Our intrastate transportation and storage segment also generates revenues and margin from the sale of
natural gas to electric utilities, independent power plants, local distribution companies, industrial end-users
and other marketing companies on the HPL System. Generally, we purchase natural gas from the market,
including purchases from the midstream segment’s marketing operations, and from producers at the
wellhead.
In addition, our intrastate transportation and storage segment generates revenues and margin from fees
charged for storing customers’ working natural gas in our storage facilities. We also engage in natural gas
storage transactions in which we seek to find and profit from pricing differences that occur over time
utilizing the Bammel storage reservoir. We purchase physical natural gas and then sell financial contracts at
a price sufficient to cover our carrying costs and provide for a gross profit margin. We expect margins from
natural gas storage transactions to be higher during the periods from November to March of each year and
lower during the period from April through October of each year due to the increased demand for natural
gas during colder weather. However, we cannot assure that management’s expectations will be fully realized
in the future and in what time period, due to various factors including weather, availability of natural gas in
regions in which we operate, competitive factors in the energy industry, and other issues.

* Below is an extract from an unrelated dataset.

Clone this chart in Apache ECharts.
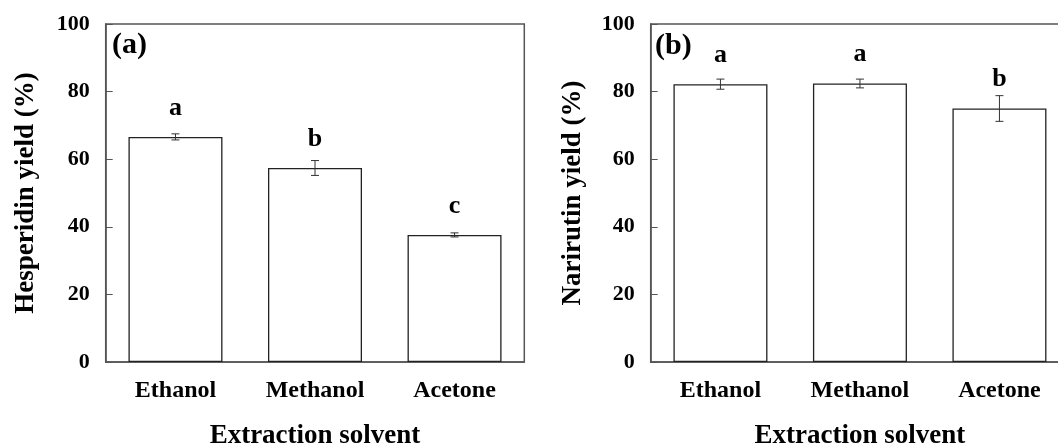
<!DOCTYPE html>
<html>
<head>
<meta charset="utf-8">
<script src="https://cdn.jsdelivr.net/npm/echarts@6/dist/echarts.min.js"></script>
<style>
html, body { margin: 0; padding: 0; background: #fff; }
#main { width: 1058px; height: 444px; }
</style>
</head>
<body>
<div id="main"></div>
<script>
// data
var solvents = ['Ethanol', 'Methanol', 'Acetone'];
var hesperidin = [66.6, 57.4, 37.6];
var hesperidinErr = [0.9, 2.2, 0.6];
var hesperidinLetters = ['a', 'b', 'c'];
var narirutin = [82.2, 82.4, 75.0];
var narirutinErr = [1.5, 1.3, 3.8];
var narirutinLetters = ['a', 'a', 'b'];
var yTicks = [0, 20, 40, 60, 80, 100];

var font = 'Liberation Serif, Times New Roman, serif';
var axisColor = '#555';

function errData(vals, errs) {
    return vals.map(function (v, i) { return [i, v - errs[i], v + errs[i]]; });
}

function errRender(params, api) {
    var x = api.value(0);
    var lo = api.coord([x, api.value(1)]);
    var hi = api.coord([x, api.value(2)]);
    var w = 4;
    var st = { stroke: '#333', lineWidth: 1 };
    return {
        type: 'group',
        children: [
            { type: 'line', shape: { x1: lo[0], y1: lo[1], x2: hi[0], y2: hi[1] }, style: st },
            { type: 'line', shape: { x1: lo[0] - w, y1: lo[1], x2: lo[0] + w, y2: lo[1] }, style: st },
            { type: 'line', shape: { x1: hi[0] - w, y1: hi[1], x2: hi[0] + w, y2: hi[1] }, style: st }
        ]
    };
}

function xAxisCfg(idx) {
    return {
        type: 'category',
        gridIndex: idx,
        data: solvents,
        name: 'Extraction solvent',
        nameLocation: 'middle',
        nameGap: 61,
        nameTextStyle: { fontFamily: font, fontWeight: 'bold', fontSize: 27, color: '#000' },
        axisLine: { lineStyle: { color: axisColor, width: 1.5 } },
        axisTick: { show: false },
        axisLabel: { fontFamily: font, fontWeight: 'bold', fontSize: 24, color: '#000', margin: 17 }
    };
}

function yAxisCfg(idx, name, gap) {
    return {
        type: 'value',
        gridIndex: idx,
        min: yTicks[0],
        max: yTicks[yTicks.length - 1],
        interval: 20,
        name: name,
        nameLocation: 'middle',
        nameGap: gap,
        nameTextStyle: { fontFamily: font, fontWeight: 'bold', fontSize: 27, color: '#000' },
        axisLine: { show: true, lineStyle: { color: axisColor, width: 1.5 } },
        axisTick: { show: true, inside: true, length: 7, lineStyle: { color: axisColor } },
        axisLabel: { fontFamily: font, fontWeight: 'bold', fontSize: 22, color: '#000', margin: 16 },
        splitLine: { show: false }
    };
}

function barSeries(idx, vals, letters) {
    return {
        type: 'bar',
        xAxisIndex: idx,
        yAxisIndex: idx,
        data: vals,
        barWidth: 94,
        itemStyle: { color: '#fff', borderColor: '#222', borderWidth: 1.3 },
        label: {
            show: true,
            position: 'top',
            distance: 16,
            formatter: function (p) { return letters[p.dataIndex]; },
            fontFamily: font, fontWeight: 'bold', fontSize: 26, color: '#000'
        }
    };
}

function errSeries(idx, vals, errs) {
    return {
        type: 'custom',
        xAxisIndex: idx,
        yAxisIndex: idx,
        data: errData(vals, errs),
        renderItem: errRender,
        z: 5
    };
}

var myChart = echarts.init(document.getElementById('main'));
var option = {
    animation: false,
    grid: [
        { left: 105.7, top: 24, width: 418.6, height: 338, outerBoundsMode: 'none', show: true, borderColor: axisColor, borderWidth: 1.5 },
        { left: 650.7, top: 24, width: 418.5, height: 338, outerBoundsMode: 'none', show: true, borderColor: axisColor, borderWidth: 1.5 }
    ],
    xAxis: [xAxisCfg(0), xAxisCfg(1)],
    yAxis: [yAxisCfg(0, 'Hesperidin yield (%)', 66), yAxisCfg(1, 'Narirutin yield (%)', 64)],
    graphic: [
        { type: 'text', left: 112, top: 30, style: { text: '(a)', fontFamily: font, fontWeight: 'bold', fontSize: 30, fill: '#000' } },
        { type: 'text', left: 655, top: 31, style: { text: '(b)', fontFamily: font, fontWeight: 'bold', fontSize: 30, fill: '#000' } }
    ],
    series: [
        barSeries(0, hesperidin, hesperidinLetters),
        errSeries(0, hesperidin, hesperidinErr),
        barSeries(1, narirutin, narirutinLetters),
        errSeries(1, narirutin, narirutinErr)
    ]
};
myChart.setOption(option, true);
window.onresize = myChart.resize;
</script>
</body>
</html>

Results from the midstream segment are determined primarily by the volumes of natural gas gathered,
compressed, treated, processed, purchased and sold through our pipeline and gathering systems and the level
of natural gas and NGL prices. We generate midstream revenues and gross margins principally under
fee-based or other arrangements in which we receive a fee for natural gas gathering, compressing, treating
or processing services. The revenue earned from these arrangements is directly related to the volume of
natural gas that flows through our systems and is not directly dependent on commodity prices.
We also utilize other types of arrangements in our midstream segment, including (i) discount-to-index price
arrangements, which involve purchases of natural gas at either (1) a percentage discount to a specified index
price, (2) a specified index price less a fixed amount or (3) a percentage discount to a specified index price
less an additional fixed amount, (ii) percentage-of-proceeds arrangements under which we gather and
process natural gas on behalf of producers, sell the resulting residue gas and NGL volumes at market prices
and remit to producers an agreed upon percentage of the proceeds based on an index price, and (iii) keep-
whole arrangements where we gather natural gas from the producer, process the natural gas and sell the
resulting NGLs to third parties at market prices. In many cases, we provide services under contracts that
contain a combination of more than one of the arrangements described above. The terms of our contracts
vary based on gas quality conditions, the competitive environment at the time the contracts are signed and
customer requirements. Our contract mix may change as a result of changes in producer preferences,
expansion in regions where some types of contracts are more common and other market factors.
We conduct marketing activities in which we market the natural gas that flows through our assets, referred
to as on-system gas. We also attract other customers by marketing volumes of natural gas that do not move
through our assets, referred to as off-system gas. For both on-system and off-system gas, we purchase
natural gas from natural gas producers and other supply points and sell that natural gas to utilities, industrial
consumers, other marketers and pipeline companies, thereby generating gross margins based upon the
difference between the purchase and resale prices.
Our retail propane segment sells propane and propane-related products and services. The HOLP and Titan
customer base includes residential, commercial, industrial and agricultural customers.